====== Records for the task

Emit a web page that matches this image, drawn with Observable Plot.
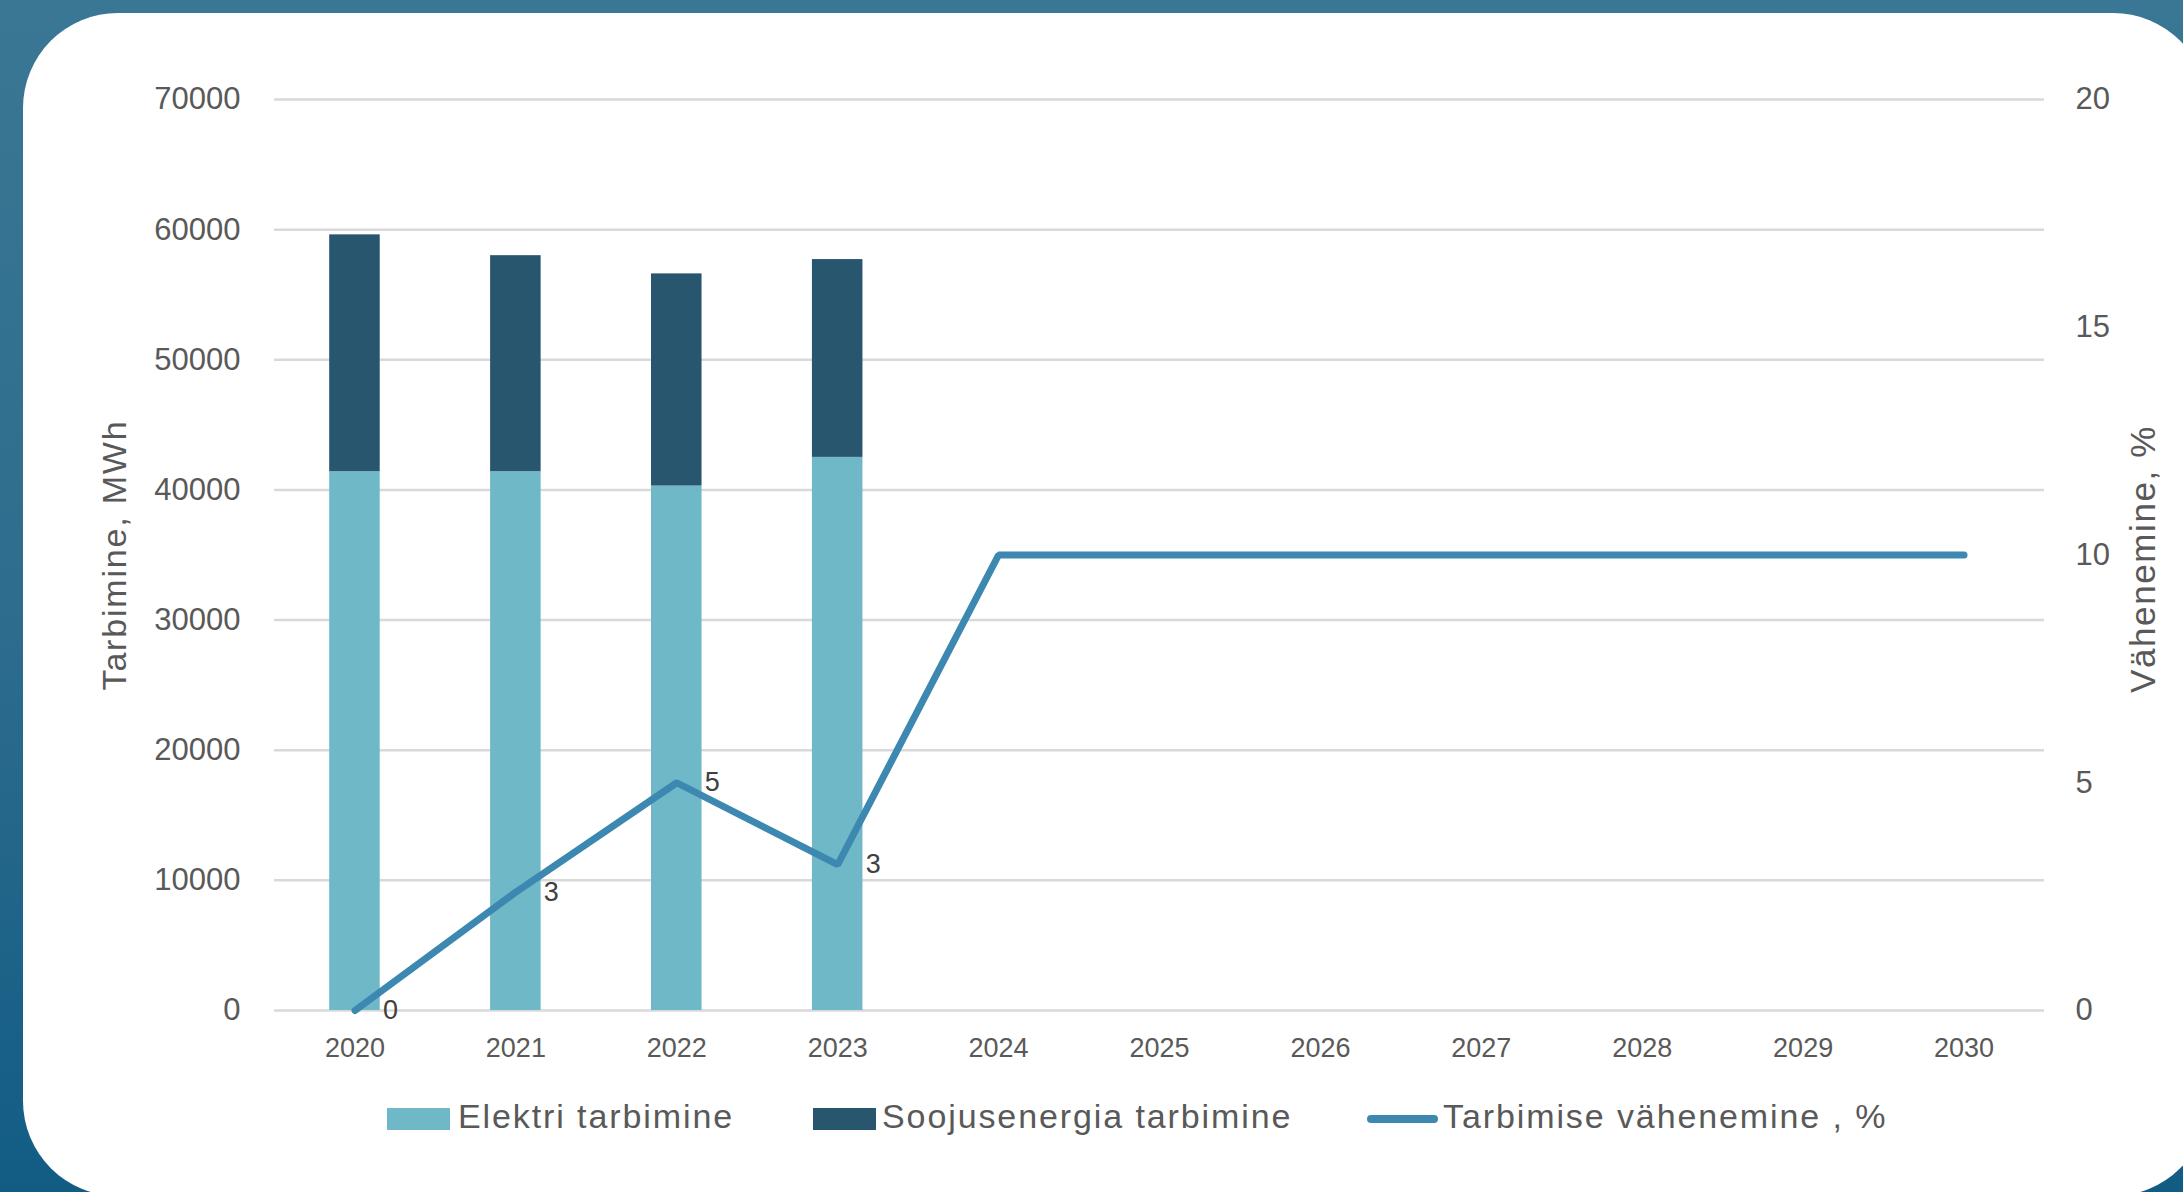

============
====== Records for the task

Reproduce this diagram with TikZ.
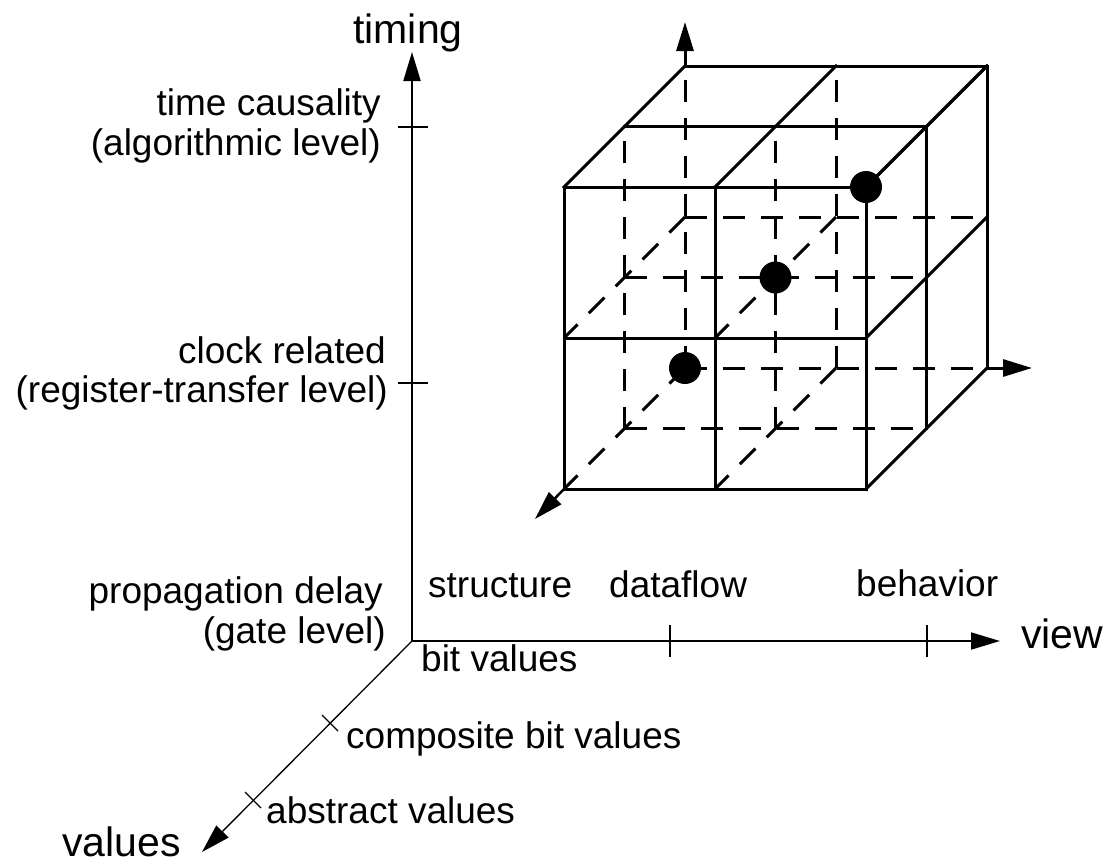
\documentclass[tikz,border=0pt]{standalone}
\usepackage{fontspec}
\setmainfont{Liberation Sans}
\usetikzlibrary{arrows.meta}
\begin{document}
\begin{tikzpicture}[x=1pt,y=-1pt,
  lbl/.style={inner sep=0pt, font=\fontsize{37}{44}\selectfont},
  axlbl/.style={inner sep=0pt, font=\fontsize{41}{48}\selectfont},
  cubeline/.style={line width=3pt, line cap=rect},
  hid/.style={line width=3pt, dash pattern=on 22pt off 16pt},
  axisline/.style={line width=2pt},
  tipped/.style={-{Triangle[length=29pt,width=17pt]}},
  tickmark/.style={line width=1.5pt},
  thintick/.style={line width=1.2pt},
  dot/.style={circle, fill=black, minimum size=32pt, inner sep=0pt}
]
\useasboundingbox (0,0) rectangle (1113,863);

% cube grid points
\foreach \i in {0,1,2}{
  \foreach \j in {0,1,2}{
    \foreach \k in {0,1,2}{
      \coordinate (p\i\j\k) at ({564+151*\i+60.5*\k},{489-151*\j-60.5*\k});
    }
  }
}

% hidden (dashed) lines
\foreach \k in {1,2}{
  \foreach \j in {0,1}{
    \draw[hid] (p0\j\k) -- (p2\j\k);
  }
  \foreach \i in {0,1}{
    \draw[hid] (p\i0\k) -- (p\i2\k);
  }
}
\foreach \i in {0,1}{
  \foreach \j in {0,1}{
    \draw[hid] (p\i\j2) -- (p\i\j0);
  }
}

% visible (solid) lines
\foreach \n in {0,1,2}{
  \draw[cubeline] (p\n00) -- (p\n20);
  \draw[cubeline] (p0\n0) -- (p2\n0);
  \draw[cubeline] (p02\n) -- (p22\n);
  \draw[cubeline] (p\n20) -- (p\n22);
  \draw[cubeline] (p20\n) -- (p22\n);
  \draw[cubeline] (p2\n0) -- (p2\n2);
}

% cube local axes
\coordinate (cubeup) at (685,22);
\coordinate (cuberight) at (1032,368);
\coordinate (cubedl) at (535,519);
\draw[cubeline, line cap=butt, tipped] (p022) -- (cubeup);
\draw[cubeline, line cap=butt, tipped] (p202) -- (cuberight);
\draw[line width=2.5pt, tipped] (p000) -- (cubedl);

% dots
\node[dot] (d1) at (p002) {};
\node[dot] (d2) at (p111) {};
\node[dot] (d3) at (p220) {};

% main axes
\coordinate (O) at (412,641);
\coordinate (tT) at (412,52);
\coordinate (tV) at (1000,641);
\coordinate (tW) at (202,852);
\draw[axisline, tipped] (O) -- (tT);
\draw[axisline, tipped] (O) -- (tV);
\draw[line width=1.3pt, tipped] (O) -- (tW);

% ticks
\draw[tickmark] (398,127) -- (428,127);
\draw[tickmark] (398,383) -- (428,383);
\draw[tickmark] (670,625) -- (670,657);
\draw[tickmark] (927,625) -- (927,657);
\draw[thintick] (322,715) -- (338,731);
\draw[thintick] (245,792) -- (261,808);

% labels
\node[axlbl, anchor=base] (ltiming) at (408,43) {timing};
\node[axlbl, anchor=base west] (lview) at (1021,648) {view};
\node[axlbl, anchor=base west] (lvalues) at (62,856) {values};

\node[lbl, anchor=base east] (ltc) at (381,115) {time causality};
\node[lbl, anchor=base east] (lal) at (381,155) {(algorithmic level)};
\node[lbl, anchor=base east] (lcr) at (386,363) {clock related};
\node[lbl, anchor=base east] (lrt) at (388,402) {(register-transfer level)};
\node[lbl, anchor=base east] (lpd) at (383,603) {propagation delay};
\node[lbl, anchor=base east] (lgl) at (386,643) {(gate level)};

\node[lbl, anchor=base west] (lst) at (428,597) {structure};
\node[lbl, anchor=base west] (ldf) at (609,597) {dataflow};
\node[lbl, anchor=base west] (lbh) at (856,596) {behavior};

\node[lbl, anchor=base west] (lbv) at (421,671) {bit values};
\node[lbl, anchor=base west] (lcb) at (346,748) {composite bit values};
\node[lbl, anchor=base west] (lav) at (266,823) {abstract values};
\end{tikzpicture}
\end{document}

============

**Work to do:** Your task is to collect every line above that contains the word "with".

**Exercise result:**
Emit a web page that matches this image, drawn with Observable Plot.
Reproduce this diagram with TikZ.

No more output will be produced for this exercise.